[begin SUPPLIED MATERIAL]
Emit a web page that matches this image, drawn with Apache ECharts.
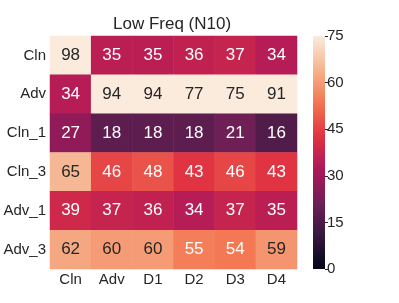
<!DOCTYPE html>
<html><head><meta charset="utf-8">
<script src="https://cdn.jsdelivr.net/npm/echarts@6/dist/echarts.min.js"></script>
<style>html,body{margin:0;padding:0;background:#fff}#c{width:399px;height:303px}</style>
</head><body><div id="c"></div>
<script>
const xCats = ['Cln','Adv','D1','D2','D3','D4'];
const yCats = ['Cln','Adv','Cln_1','Cln_3','Adv_1','Adv_3'];
const rowCln   = [98,35,35,36,37,34];
const rowAdv   = [34,94,94,77,75,91];
const rowCln1  = [27,18,18,18,21,16];
const rowCln3  = [65,46,48,43,46,43];
const rowAdv1  = [39,37,36,34,37,35];
const rowAdv3  = [62,60,60,55,54,59];
const rows = [rowCln,rowAdv,rowCln1,rowCln3,rowAdv1,rowAdv3];
const cbTicks = [0,15,30,45,60,75];
const vMin = 0, vMax = 75;

const stops = [
 [0,'#03051a'],[1/7,'#35193e'],[2/7,'#701f57'],[3/7,'#ad1759'],
 [4/7,'#e13342'],[5/7,'#f37651'],[6/7,'#f6b48f'],[1,'#faebdd']];

const data = [];
rows.forEach((r,yi)=>r.forEach((v,xi)=>data.push([xi,yi,v])));

const font = 'Liberation Sans, Arial, sans-serif';
const chart = echarts.init(document.getElementById('c'));
chart.setOption({
  animation:false,
  title:{text:'Low Freq (N10)',left:108,top:11,textAlign:'left',
    textStyle:{fontFamily:font,fontSize:17,fontWeight:'normal',color:'#262626'}},
  grid:[{left:50,top:36,width:247,height:233},
        {left:313,top:36,width:12,height:233}],
  xAxis:[{type:'category',data:xCats,gridIndex:0,axisLine:{show:false},axisTick:{show:false},
    axisLabel:{fontFamily:font,fontSize:15,color:'#262626',margin:3},splitLine:{show:false}},
    {type:'category',data:['c'],gridIndex:1,show:false}],
  yAxis:[{type:'category',data:yCats,inverse:true,gridIndex:0,axisLine:{show:false},axisTick:{show:false},
    axisLabel:{fontFamily:font,fontSize:15,color:'#262626',margin:4},splitLine:{show:false}},
    {type:'value',gridIndex:1,min:vMin,max:vMax,interval:15,position:'right',
     axisLine:{show:false},axisTick:{show:true,length:3,lineStyle:{color:'#262626'}},
     splitLine:{show:false},
     axisLabel:{fontFamily:font,fontSize:15,color:'#262626',margin:2,
       formatter:v=>cbTicks.includes(v)?String(v):''}}],
  visualMap:{show:false,type:'continuous',min:vMin,max:vMax,dimension:2,seriesIndex:0,
    inRange:{color:stops.map(s=>s[1])}},
  series:[{type:'heatmap',xAxisIndex:0,yAxisIndex:0,
    data:data.map(d=>({value:d,label:{color:d[2]>=57?'#262626':'#ffffff'}})),
    label:{show:true,fontFamily:font,fontSize:17,formatter:p=>String(p.value[2])},
    itemStyle:{borderWidth:0},
    emphasis:{disabled:true}},
   {type:'bar',xAxisIndex:1,yAxisIndex:1,data:[vMax],barWidth:'100%',silent:true,
    itemStyle:{color:new echarts.graphic.LinearGradient(0,1,0,0,
      stops.map(s=>({offset:s[0],color:s[1]})))}}]
});
</script></body></html>
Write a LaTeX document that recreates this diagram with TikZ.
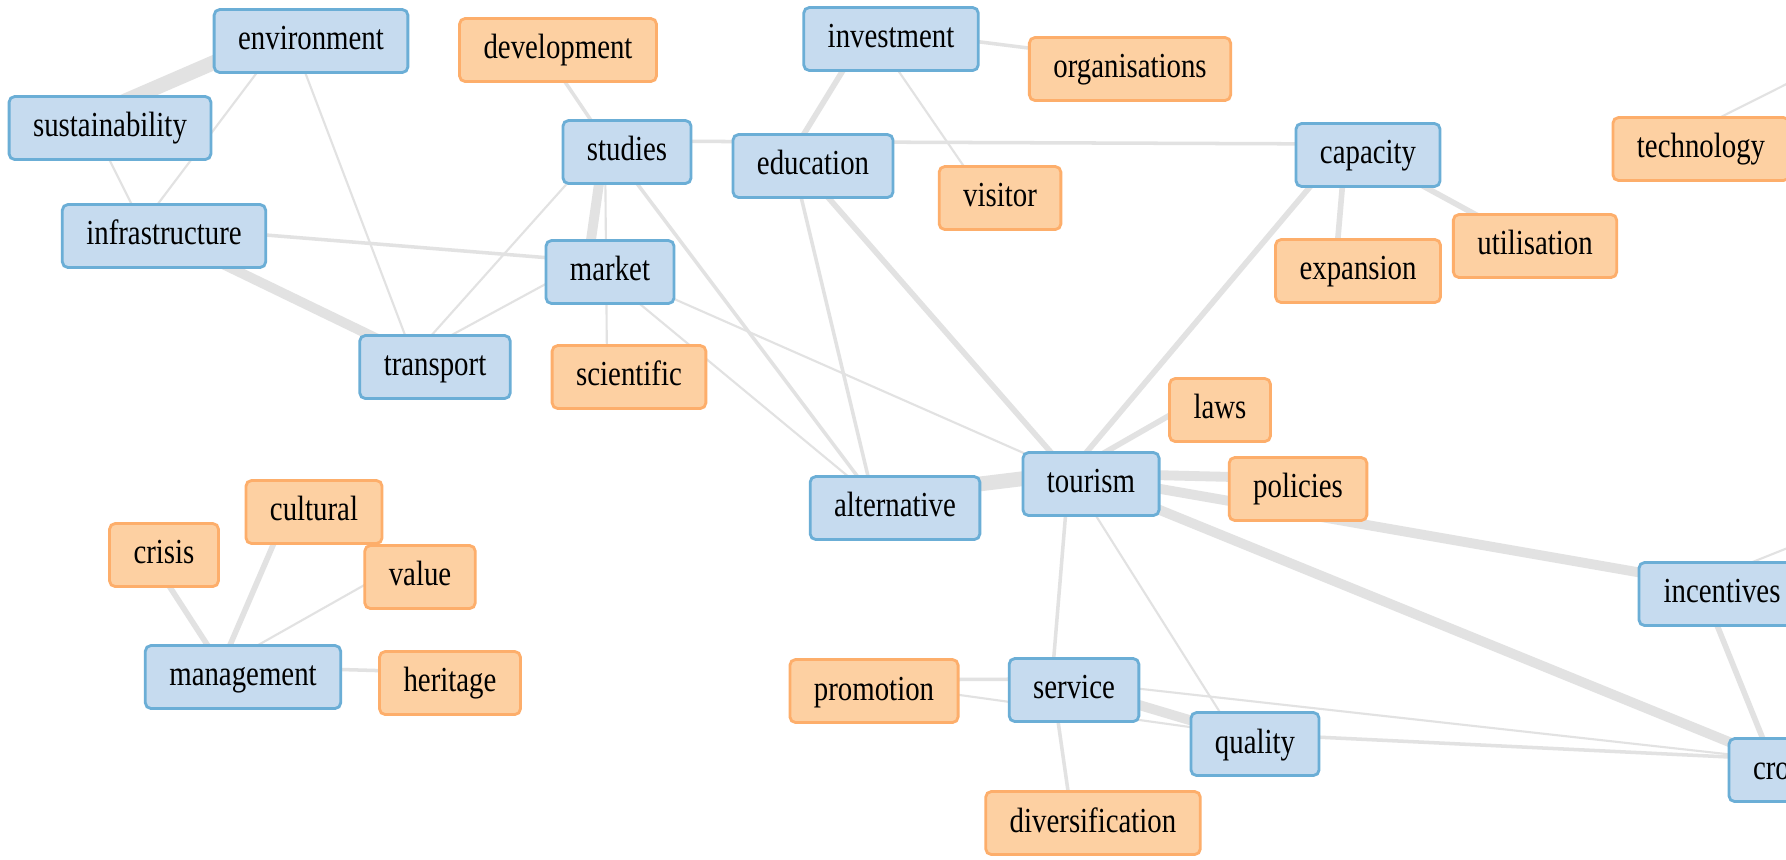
\documentclass[tikz,border=0pt]{standalone}
\usepackage{fontspec}
\setmainfont{Liberation Serif}[FakeStretch=0.82]
\usetikzlibrary{backgrounds}

\definecolor{topicfill}{RGB}{198,219,239}
\definecolor{topicline}{RGB}{107,174,214}
\definecolor{termfill}{RGB}{253,208,162}
\definecolor{termline}{RGB}{253,174,107}
\definecolor{linkgray}{RGB}{226,226,226}

\tikzset{
  kw/.style={draw, rounded corners=1.6pt, line width=0.8pt, minimum height=0.63cm,
    inner xsep=0.24cm, text height=7pt, text depth=1.9pt, font=\fontsize{10}{12}\selectfont},
  topic/.style={kw, fill=topicfill, draw=topicline},
  term/.style={kw, fill=termfill, draw=termline},
  link/.style={draw=linkgray, line cap=round},
  w1/.style={link, line width=0.6pt},
  w2/.style={link, line width=1pt},
  w3/.style={link, line width=1.6pt},
  w4/.style={link, line width=2.8pt},
  w5/.style={link, line width=4.2pt}
}

\begin{document}
\begin{tikzpicture}[x=0.01cm, y=-0.01cm]
\useasboundingbox (0,0) rectangle (1786,859);

% topics (blue) and terms (orange)
\node[topic] (environment) at (311,41) {environment};
\node[topic] (sustainability) at (110,128) {sustainability};
\node[topic] (infrastructure) at (164,236) {infrastructure};
\node[topic] (transport) at (435,367) {transport};
\node[term]  (development) at (558,50) {development};
\node[topic] (studies) at (627,152) {studies};
\node[topic] (market) at (610,272) {market};
\node[term]  (scientific) at (629,377) {scientific};
\node[topic] (investment) at (891,39) {investment};
\node[term]  (organisations) at (1130,69) {organisations};
\node[topic] (education) at (813,166) {education};
\node[term]  (visitor) at (1000,198) {visitor};
\node[topic] (capacity) at (1368,155) {capacity};
\node[term]  (expansion) at (1358,271) {expansion};
\node[term]  (utilisation) at (1535,246) {utilisation};
\node[term, minimum width=1.76cm] (technology) at (1701,149) {technology};
\node[term]  (laws) at (1220,410) {laws};
\node[term]  (crisis) at (164,555) {crisis};
\node[term]  (cultural) at (314,512) {cultural};
\node[term]  (value) at (420,577) {value};
\node[topic] (management) at (243,677) {management};
\node[term]  (heritage) at (450,683) {heritage};
\node[topic] (alternative) at (895,508) {alternative};
\node[topic] (tourism) at (1091,484) {tourism};
\node[term]  (policies) at (1298,489) {policies};
\node[topic, minimum width=1.66cm] (incentives) at (1722,594) {incentives};
\node[term]  (promotion) at (874,691) {promotion};
\node[topic] (service) at (1074,690) {service};
\node[topic] (quality) at (1255,744) {quality};
\node[term]  (diversification) at (1093,823) {diversification};
\node[topic, text width=0.8cm, align=left] (cro) at (1793,770) {cro};

\coordinate (offtech) at (1922,38);
\coordinate (offinc) at (1922,514);

\begin{scope}[on background layer]
\fill[white] (0,0) rectangle (1786,859);
\foreach \a/\b in {environment/infrastructure, sustainability/infrastructure,
    environment/transport, studies/transport, studies/scientific, market/transport,
    investment/visitor, market/alternative, market/tourism, tourism/quality,
    promotion/quality, service/cro, management/value, technology/offtech, incentives/offinc}
  \draw[w1] ([shift={(-22,-11)}]\a.center) -- ([shift={(-22,-11)}]\b.center);
\foreach \a/\b in {infrastructure/market, development/studies, studies/capacity,
    investment/organisations, education/alternative, tourism/service, promotion/service,
    quality/cro, service/diversification, management/heritage, studies/alternative}
  \draw[w2] ([shift={(-22,-11)}]\a.center) -- ([shift={(-22,-11)}]\b.center);
\foreach \a/\b in {investment/education, education/tourism, capacity/tourism,
    capacity/expansion, capacity/utilisation, laws/tourism, management/crisis,
    management/cultural, incentives/cro}
  \draw[w3] ([shift={(-22,-11)}]\a.center) -- ([shift={(-22,-11)}]\b.center);
\foreach \a/\b in {infrastructure/transport, studies/market, tourism/policies,
    tourism/incentives, tourism/cro, service/quality}
  \draw[w4] ([shift={(-22,-11)}]\a.center) -- ([shift={(-22,-11)}]\b.center);
\foreach \a/\b in {environment/sustainability, alternative/tourism}
  \draw[w5] ([shift={(-22,-11)}]\a.center) -- ([shift={(-22,-11)}]\b.center);
\end{scope}
\end{tikzpicture}
\end{document}
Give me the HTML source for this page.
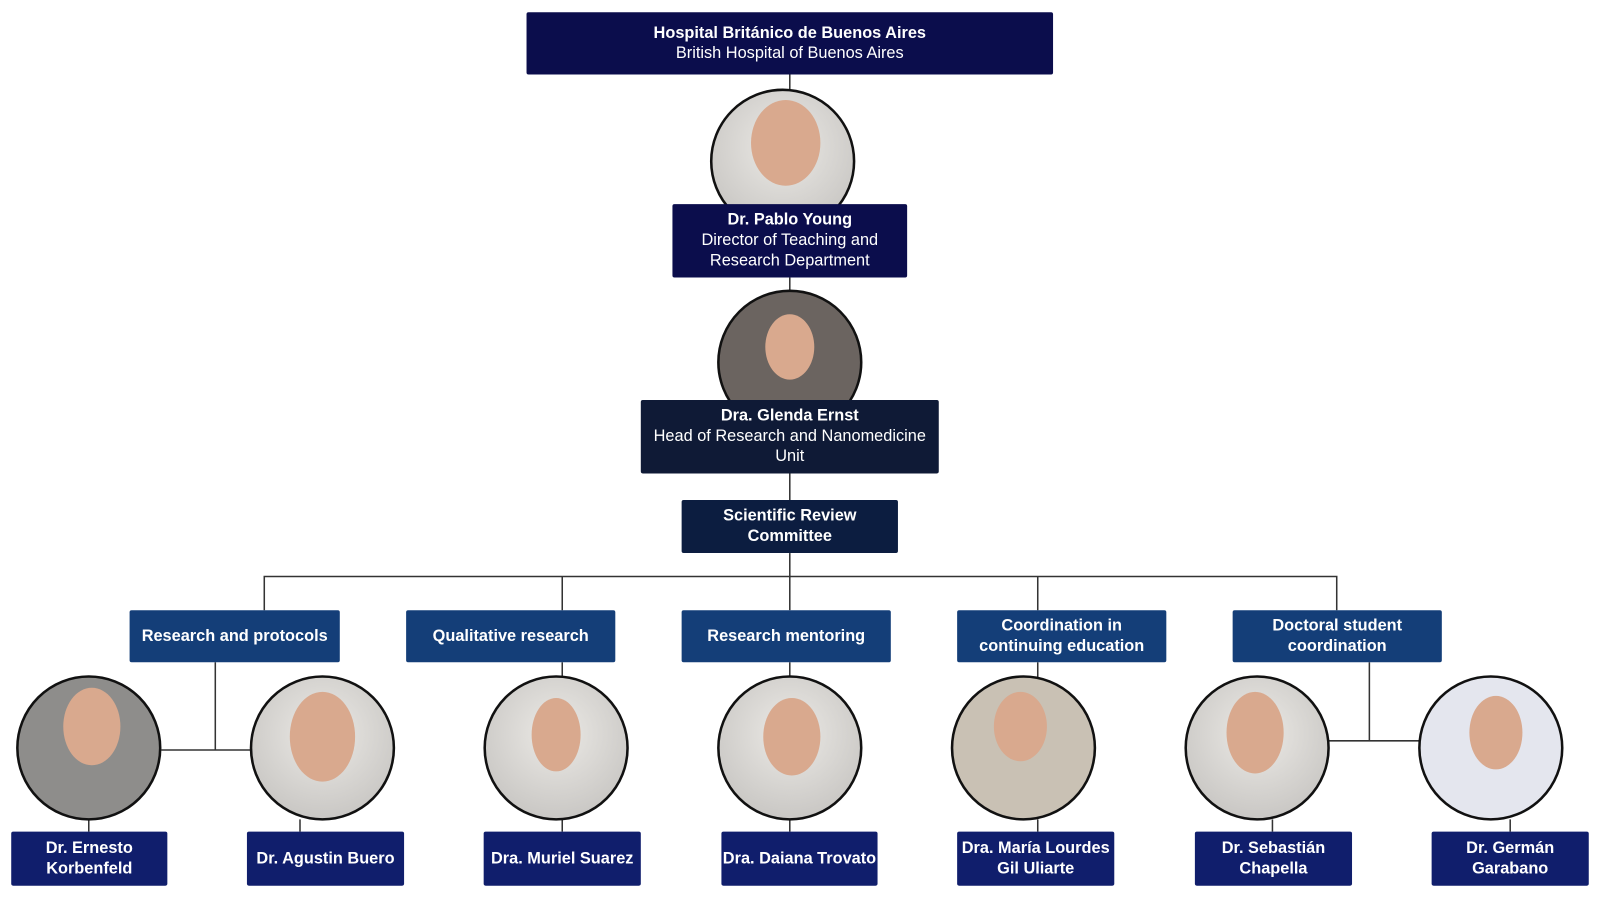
[end SUPPLIED MATERIAL]
# WHAT TO PRODUCE
Skip the pictures and quote each line of the entries above, from the first through the line with "rows.forEach((r,yi)=>r.forEach((v,xi)=>data.push([xi,yi,v])));", exactly as it appears.

# ANSWER BELOW
Emit a web page that matches this image, drawn with Apache ECharts.
<!DOCTYPE html>
<html><head><meta charset="utf-8">
<script src="https://cdn.jsdelivr.net/npm/echarts@6/dist/echarts.min.js"></script>
<style>html,body{margin:0;padding:0;background:#fff}#c{width:399px;height:303px}</style>
</head><body><div id="c"></div>
<script>
const xCats = ['Cln','Adv','D1','D2','D3','D4'];
const yCats = ['Cln','Adv','Cln_1','Cln_3','Adv_1','Adv_3'];
const rowCln   = [98,35,35,36,37,34];
const rowAdv   = [34,94,94,77,75,91];
const rowCln1  = [27,18,18,18,21,16];
const rowCln3  = [65,46,48,43,46,43];
const rowAdv1  = [39,37,36,34,37,35];
const rowAdv3  = [62,60,60,55,54,59];
const rows = [rowCln,rowAdv,rowCln1,rowCln3,rowAdv1,rowAdv3];
const cbTicks = [0,15,30,45,60,75];
const vMin = 0, vMax = 75;

const stops = [
 [0,'#03051a'],[1/7,'#35193e'],[2/7,'#701f57'],[3/7,'#ad1759'],
 [4/7,'#e13342'],[5/7,'#f37651'],[6/7,'#f6b48f'],[1,'#faebdd']];

const data = [];
rows.forEach((r,yi)=>r.forEach((v,xi)=>data.push([xi,yi,v])));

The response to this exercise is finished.